Fırat Aydınus'un ağabeyi de hakemmiş, bunu öğreniyoruz, hatta futbolculuk döneminde ona tek kırmızı kart gösteren ağabeyi Fethi Aydınus'muş. Futbol oynamasına izin vermeyen babası, ilerleyen yıllarda hakemlik yapması için teşvik eden isim olmuş.
Eskiden borsacılık yapmış. Stresin tavan yaptığı bir sektörden hakemliğe geçmek. İMKB havasını soluyan biri için yeşil sahaya çıkmak suratta tebessüm yaratıyor herhalde.
Fırat Aydınus'un çok şahane bir tespiti var. Futbolcuların gerginlik nedeni baskıdan mı kaynaklanıyor sorusuna şöyle cevap veriyor: "Futbolun içinde olan herkesin üzerinde baskı var. Özellikle de öncelikli baskı kaynağı olarak düşünülen taraftarların!" Bu konuda aynı şeyi düşünüyoruz ve yakında bu konu hakkında bir yazı yazabilirim, hatta derbi öncesindeki hafta tam zamanı olabilir."

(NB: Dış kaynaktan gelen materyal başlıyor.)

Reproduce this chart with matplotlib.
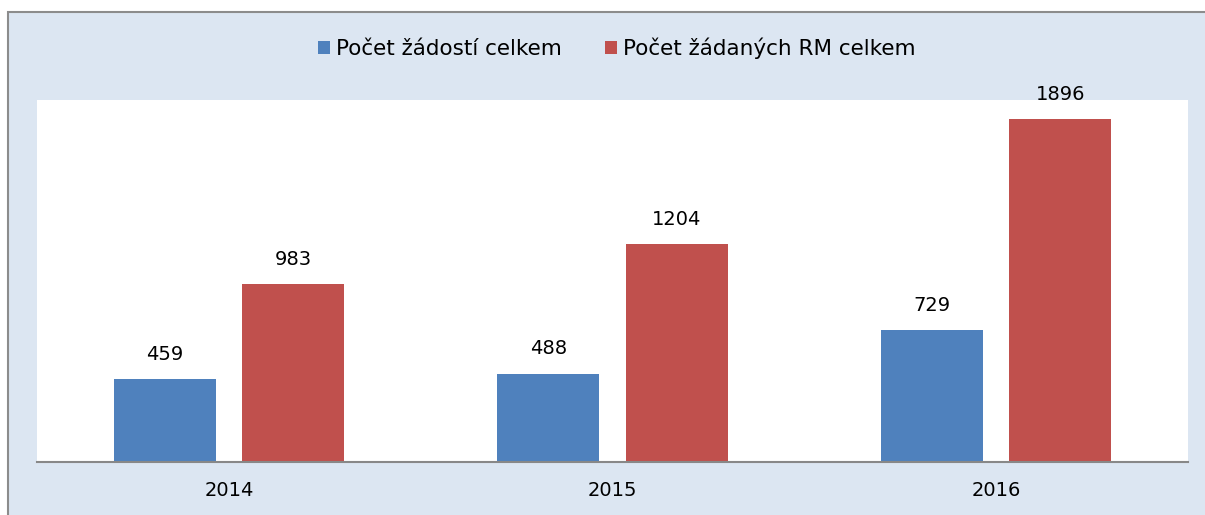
import matplotlib.pyplot as plt
from matplotlib.patches import Rectangle
import numpy as np

years = ['2014', '2015', '2016']
zadosti = [459, 488, 729]
zadane_rm = [983, 1204, 1896]
labels = ['Počet žádostí celkem', 'Počet žádaných RM celkem']

W, H = 1205, 515
fig = plt.figure(figsize=(W / 100, H / 100), dpi=100)
fig.patch.set_facecolor('white')
plt.rcParams['font.family'] = ['DejaVu Sans']

# light blue chart area with grey frame (runs past right/bottom edge)
fig.add_artist(Rectangle((8 / W, -0.05), 1.1, (H - 12) / H + 0.05,
                         transform=fig.transFigure, facecolor='#DCE6F2',
                         edgecolor='#8C8C8C', linewidth=1.5, zorder=0))

ax = fig.add_axes([37 / W, (H - 462) / H, (1188 - 37) / W, (462 - 100) / H])
ax.set_facecolor('white')

x = np.arange(len(years))
bw = 0.266
off = 0.167
b1 = ax.bar(x - off, zadosti, bw, color='#4F81BD', label=labels[0], zorder=2)
b2 = ax.bar(x + off, zadane_rm, bw, color='#C0504D', label=labels[1], zorder=2)

for bars in (b1, b2):
    for r in bars:
        ax.annotate(str(int(r.get_height())), (r.get_x() + r.get_width() / 2, r.get_height()),
                    xytext=(0, 11), textcoords='offset points', ha='center', va='bottom',
                    fontsize=14, annotation_clip=False)

ax.set_xlim(-0.5, 2.5)
ax.set_ylim(0, 2000)
ax.set_xticks(x)
ax.set_xticklabels(years, fontsize=14)
ax.tick_params(axis='x', length=0, pad=14)
ax.set_yticks([])
for s in ['top', 'right', 'left']:
    ax.spines[s].set_visible(False)
ax.spines['bottom'].set_color('#888888')
ax.spines['bottom'].set_linewidth(1.5)

fig.legend(loc='center', bbox_to_anchor=(617 / W, (H - 48) / H), ncol=2, frameon=False,
           fontsize=15.5, handlelength=0.55, handleheight=0.55, handletextpad=0.3,
           columnspacing=2.0)

fig.savefig('out.png', dpi=100)
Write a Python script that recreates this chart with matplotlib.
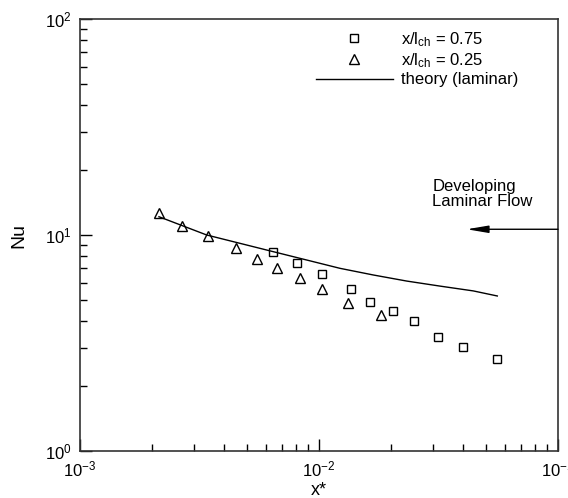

Fırat Aydınus'un "damsız girilmez" önerisine ise karşı çıkıyorum.
Bir de şu var: "Dünyanın başka yerlerinde stattaki koltuklar maç oynanırken kullanılırken bizde devre arasında kullanılır. Bu bizim seyircimizin kanında var. Bizim taraftarımız da tribünde röveşata atıyor, ofsayta düşüyor."
Maça çıkmadan önce müzik dinliyormuş Fırat Aydınus: "En son maçıma Cranberries'den Zombie dinleyip çıktım. Beatles de dinlerim ama olmazsa olmazım Sezen Aksu'dur. Protokole çok önemli insanlar geliyor hiçbiri etkilemiyor ama Sezen Aksu gelirse olacakları düşünemiyorum.
Futbolcular gibi hakemlerin de Play Station sevdalısı olduklarını öğreniyoruz. "Bir dönem hayatıma büyük bir sekte vurduğunu söyleyebilirim. Nesta gibi parmaklarımdan ameliyat olabilirdim" diyor Aydınus. Cüneyt Çakır ve Tolga Özkalfa henüz onu yenememiş. Çok iddialı. Umarım Acun Ilıcalı tayfasının kulağına gitmez bu laflar.
Bir anı: Bir gün bir panelde İbrahim Üzülmez ile karşılaştık. Yakın zaman önce ona bir kırmızı kart göstermiştim. Beni görünce gülerek "Hocam sayenizde futbolu unuttum." demişti.
Eşiyle ilgili çok komik bir anısı var Aydınus'un onu da dergiyi alın, siz okuyun.
Bu arada, şunu da es geçmemeliyim. Fırat Aydınus'a futbolla ilgilenmeye nasıl başladığı soruluyor, o da "Fatih gibi bir semtin havasını solumak da çocuk kalbime futbol sevdasını düşürmüş olabilir. Vefa Stadı'nda oynanan maçları kaçırmadan büyüdüm" diyor. Jesus Almeyda yazarı Temur adlı Ömer'in (garip cümle oldu) Fatih semtine ve Fatih Camii'nin futbolla ilişkisine dair tespitleri aklıma geldi.
Bari bir daha yazayım. Fatih'ten az biraz futbolcu ya da futbol adamı çıktıysa bunda devasa boyutlardaki Fatih Camii avulusunun payı büyüktür. San Siro'dan fazla maç yapılıyor bir günde.